╭──

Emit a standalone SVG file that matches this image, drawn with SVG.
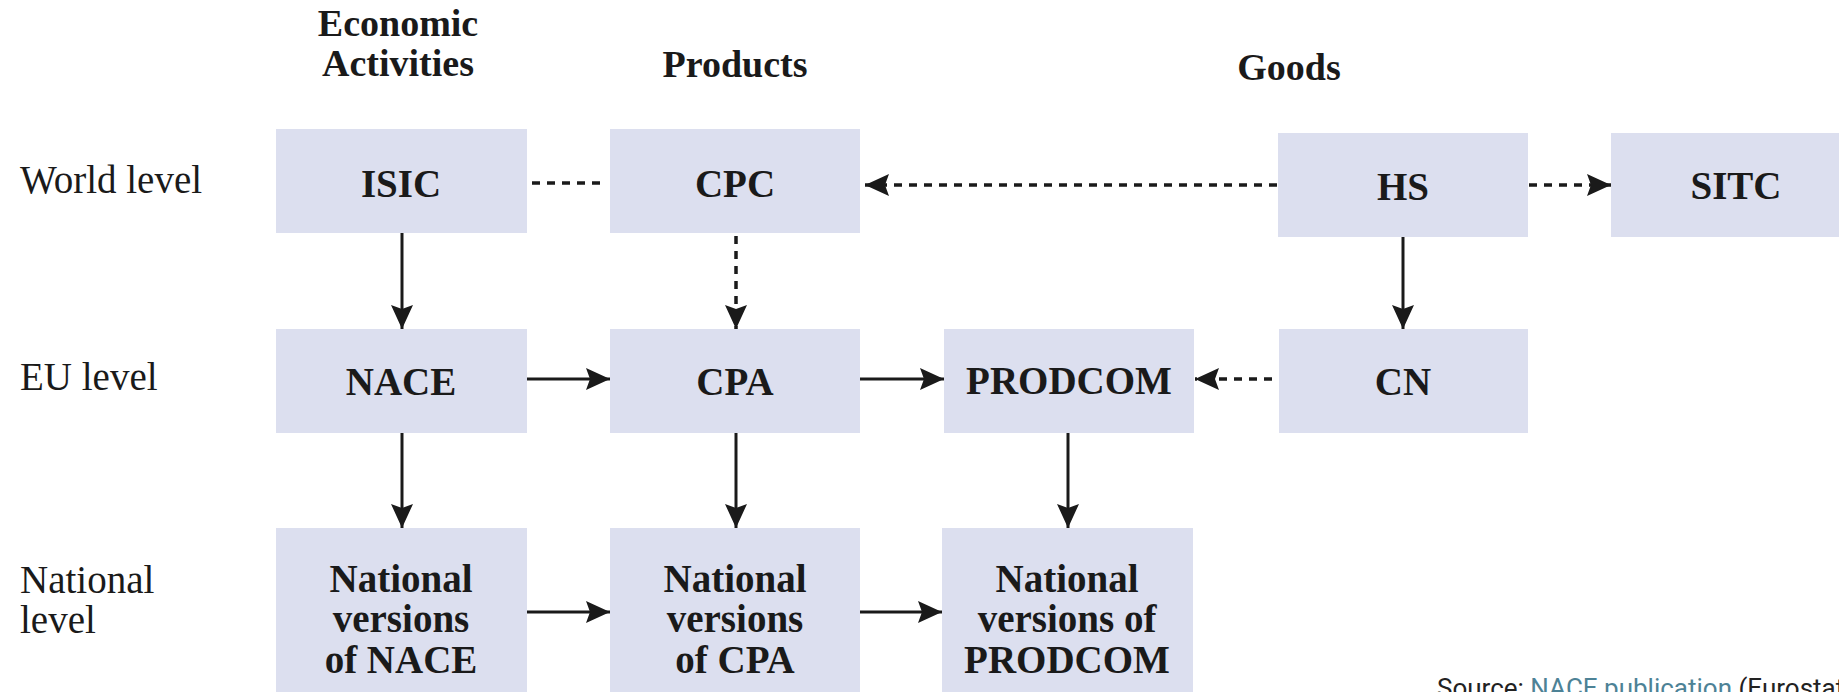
<svg xmlns="http://www.w3.org/2000/svg" width="1839" height="692" viewBox="0 0 1839 692">
<style>
.box{fill:#dcdfef}
.bt{font-family:"Liberation Serif","Times New Roman",serif;font-weight:bold;font-size:39px;fill:#1a1a1a;text-anchor:middle}
.hd{font-family:"Liberation Serif","Times New Roman",serif;font-weight:bold;font-size:38px;fill:#1a1a1a;text-anchor:middle}
.lv{font-family:"Liberation Serif","Times New Roman",serif;font-size:39px;fill:#1a1a1a}
.ln{stroke:#1a1a1a;stroke-width:3;fill:none}
.dash{stroke-dasharray:8 7;stroke-width:3.5}
.src{font-family:Roboto,"Liberation Sans",sans-serif;font-size:26px;fill:#222}
</style>
<defs>
<marker id="ah" markerUnits="userSpaceOnUse" markerWidth="26" markerHeight="24" refX="24" refY="11" orient="auto">
<path d="M0,0 L24,11 L0,22 L4,11 z" fill="#1a1a1a"/>
</marker>
</defs>
<rect width="1839" height="692" fill="#ffffff"/>

<g id="headers">
<text class="hd" x="398" y="36">Economic</text>
<text class="hd" x="398" y="76">Activities</text>
<text class="hd" x="735" y="77">Products</text>
<text class="hd" x="1289" y="80">Goods</text>
</g>

<g id="levels">
<text class="lv" x="20" y="193">World level</text>
<text class="lv" x="20" y="390">EU level</text>
<text class="lv" x="20" y="593">National</text>
<text class="lv" x="20" y="633">level</text>
</g>

<g id="isic"><rect class="box" x="276" y="129" width="251" height="104"/><text class="bt" x="401" y="197">ISIC</text></g>
<g id="cpc"><rect class="box" x="610" y="129" width="250" height="104"/><text class="bt" x="735" y="197">CPC</text></g>
<g id="hs"><rect class="box" x="1278" y="133" width="250" height="104"/><text class="bt" x="1403" y="200">HS</text></g>
<g id="sitc"><rect class="box" x="1611" y="133" width="250" height="104"/><text class="bt" x="1736" y="199">SITC</text></g>

<g id="nace"><rect class="box" x="276" y="329" width="251" height="104"/><text class="bt" x="401" y="395">NACE</text></g>
<g id="cpa"><rect class="box" x="610" y="329" width="250" height="104"/><text class="bt" x="735" y="395">CPA</text></g>
<g id="prodcom"><rect class="box" x="944" y="329" width="250" height="104"/><text class="bt" x="1069" y="394">PRODCOM</text></g>
<g id="cn"><rect class="box" x="1279" y="329" width="249" height="104"/><text class="bt" x="1403" y="395">CN</text></g>

<g id="nat-nace"><rect class="box" x="276" y="528" width="251" height="170"/>
<text class="bt" x="401" y="592">National</text><text class="bt" x="401" y="632">versions</text><text class="bt" x="401" y="673">of NACE</text></g>
<g id="nat-cpa"><rect class="box" x="610" y="528" width="250" height="170"/>
<text class="bt" x="735" y="592">National</text><text class="bt" x="735" y="632">versions</text><text class="bt" x="735" y="673">of CPA</text></g>
<g id="nat-prodcom"><rect class="box" x="942" y="528" width="251" height="170"/>
<text class="bt" x="1067" y="592">National</text><text class="bt" x="1067" y="632">versions of</text><text class="bt" x="1067" y="673">PRODCOM</text></g>

<g id="connectors">
<line class="ln dash" x1="532" y1="183" x2="604" y2="183"/>
<line class="ln dash" x1="1277" y1="185" x2="865" y2="185" marker-end="url(#ah)"/>
<line class="ln dash" x1="1529" y1="185" x2="1611" y2="185" marker-end="url(#ah)"/>
<line class="ln" x1="402" y1="233" x2="402" y2="329" marker-end="url(#ah)"/>
<line class="ln dash" x1="736" y1="236" x2="736" y2="329" marker-end="url(#ah)"/>
<line class="ln" x1="1403" y1="237" x2="1403" y2="329" marker-end="url(#ah)"/>
<line class="ln" x1="527" y1="379" x2="610" y2="379" marker-end="url(#ah)"/>
<line class="ln" x1="860" y1="379" x2="944" y2="379" marker-end="url(#ah)"/>
<line class="ln dash" x1="1272" y1="379" x2="1195" y2="379" marker-end="url(#ah)"/>
<line class="ln" x1="402" y1="433" x2="402" y2="528" marker-end="url(#ah)"/>
<line class="ln" x1="736" y1="433" x2="736" y2="528" marker-end="url(#ah)"/>
<line class="ln" x1="1068" y1="433" x2="1068" y2="528" marker-end="url(#ah)"/>
<line class="ln" x1="527" y1="612" x2="610" y2="612" marker-end="url(#ah)"/>
<line class="ln" x1="860" y1="612" x2="942" y2="612" marker-end="url(#ah)"/>
</g>

<text class="src" x="1437" y="697">Source: <tspan fill="#4d8296">NACE publication</tspan> (Eurostat</text>
</svg>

╰──

(What is required): Write the full listing out again with every line unchanged, but include no pictures.

(Written response):
Emit a standalone SVG file that matches this image, drawn with SVG.
<svg xmlns="http://www.w3.org/2000/svg" width="1839" height="692" viewBox="0 0 1839 692">
<style>
.box{fill:#dcdfef}
.bt{font-family:"Liberation Serif","Times New Roman",serif;font-weight:bold;font-size:39px;fill:#1a1a1a;text-anchor:middle}
.hd{font-family:"Liberation Serif","Times New Roman",serif;font-weight:bold;font-size:38px;fill:#1a1a1a;text-anchor:middle}
.lv{font-family:"Liberation Serif","Times New Roman",serif;font-size:39px;fill:#1a1a1a}
.ln{stroke:#1a1a1a;stroke-width:3;fill:none}
.dash{stroke-dasharray:8 7;stroke-width:3.5}
.src{font-family:Roboto,"Liberation Sans",sans-serif;font-size:26px;fill:#222}
</style>
<defs>
<marker id="ah" markerUnits="userSpaceOnUse" markerWidth="26" markerHeight="24" refX="24" refY="11" orient="auto">
<path d="M0,0 L24,11 L0,22 L4,11 z" fill="#1a1a1a"/>
</marker>
</defs>
<rect width="1839" height="692" fill="#ffffff"/>

<g id="headers">
<text class="hd" x="398" y="36">Economic</text>
<text class="hd" x="398" y="76">Activities</text>
<text class="hd" x="735" y="77">Products</text>
<text class="hd" x="1289" y="80">Goods</text>
</g>

<g id="levels">
<text class="lv" x="20" y="193">World level</text>
<text class="lv" x="20" y="390">EU level</text>
<text class="lv" x="20" y="593">National</text>
<text class="lv" x="20" y="633">level</text>
</g>

<g id="isic"><rect class="box" x="276" y="129" width="251" height="104"/><text class="bt" x="401" y="197">ISIC</text></g>
<g id="cpc"><rect class="box" x="610" y="129" width="250" height="104"/><text class="bt" x="735" y="197">CPC</text></g>
<g id="hs"><rect class="box" x="1278" y="133" width="250" height="104"/><text class="bt" x="1403" y="200">HS</text></g>
<g id="sitc"><rect class="box" x="1611" y="133" width="250" height="104"/><text class="bt" x="1736" y="199">SITC</text></g>

<g id="nace"><rect class="box" x="276" y="329" width="251" height="104"/><text class="bt" x="401" y="395">NACE</text></g>
<g id="cpa"><rect class="box" x="610" y="329" width="250" height="104"/><text class="bt" x="735" y="395">CPA</text></g>
<g id="prodcom"><rect class="box" x="944" y="329" width="250" height="104"/><text class="bt" x="1069" y="394">PRODCOM</text></g>
<g id="cn"><rect class="box" x="1279" y="329" width="249" height="104"/><text class="bt" x="1403" y="395">CN</text></g>

<g id="nat-nace"><rect class="box" x="276" y="528" width="251" height="170"/>
<text class="bt" x="401" y="592">National</text><text class="bt" x="401" y="632">versions</text><text class="bt" x="401" y="673">of NACE</text></g>
<g id="nat-cpa"><rect class="box" x="610" y="528" width="250" height="170"/>
<text class="bt" x="735" y="592">National</text><text class="bt" x="735" y="632">versions</text><text class="bt" x="735" y="673">of CPA</text></g>
<g id="nat-prodcom"><rect class="box" x="942" y="528" width="251" height="170"/>
<text class="bt" x="1067" y="592">National</text><text class="bt" x="1067" y="632">versions of</text><text class="bt" x="1067" y="673">PRODCOM</text></g>

<g id="connectors">
<line class="ln dash" x1="532" y1="183" x2="604" y2="183"/>
<line class="ln dash" x1="1277" y1="185" x2="865" y2="185" marker-end="url(#ah)"/>
<line class="ln dash" x1="1529" y1="185" x2="1611" y2="185" marker-end="url(#ah)"/>
<line class="ln" x1="402" y1="233" x2="402" y2="329" marker-end="url(#ah)"/>
<line class="ln dash" x1="736" y1="236" x2="736" y2="329" marker-end="url(#ah)"/>
<line class="ln" x1="1403" y1="237" x2="1403" y2="329" marker-end="url(#ah)"/>
<line class="ln" x1="527" y1="379" x2="610" y2="379" marker-end="url(#ah)"/>
<line class="ln" x1="860" y1="379" x2="944" y2="379" marker-end="url(#ah)"/>
<line class="ln dash" x1="1272" y1="379" x2="1195" y2="379" marker-end="url(#ah)"/>
<line class="ln" x1="402" y1="433" x2="402" y2="528" marker-end="url(#ah)"/>
<line class="ln" x1="736" y1="433" x2="736" y2="528" marker-end="url(#ah)"/>
<line class="ln" x1="1068" y1="433" x2="1068" y2="528" marker-end="url(#ah)"/>
<line class="ln" x1="527" y1="612" x2="610" y2="612" marker-end="url(#ah)"/>
<line class="ln" x1="860" y1="612" x2="942" y2="612" marker-end="url(#ah)"/>
</g>

<text class="src" x="1437" y="697">Source: <tspan fill="#4d8296">NACE publication</tspan> (Eurostat</text>
</svg>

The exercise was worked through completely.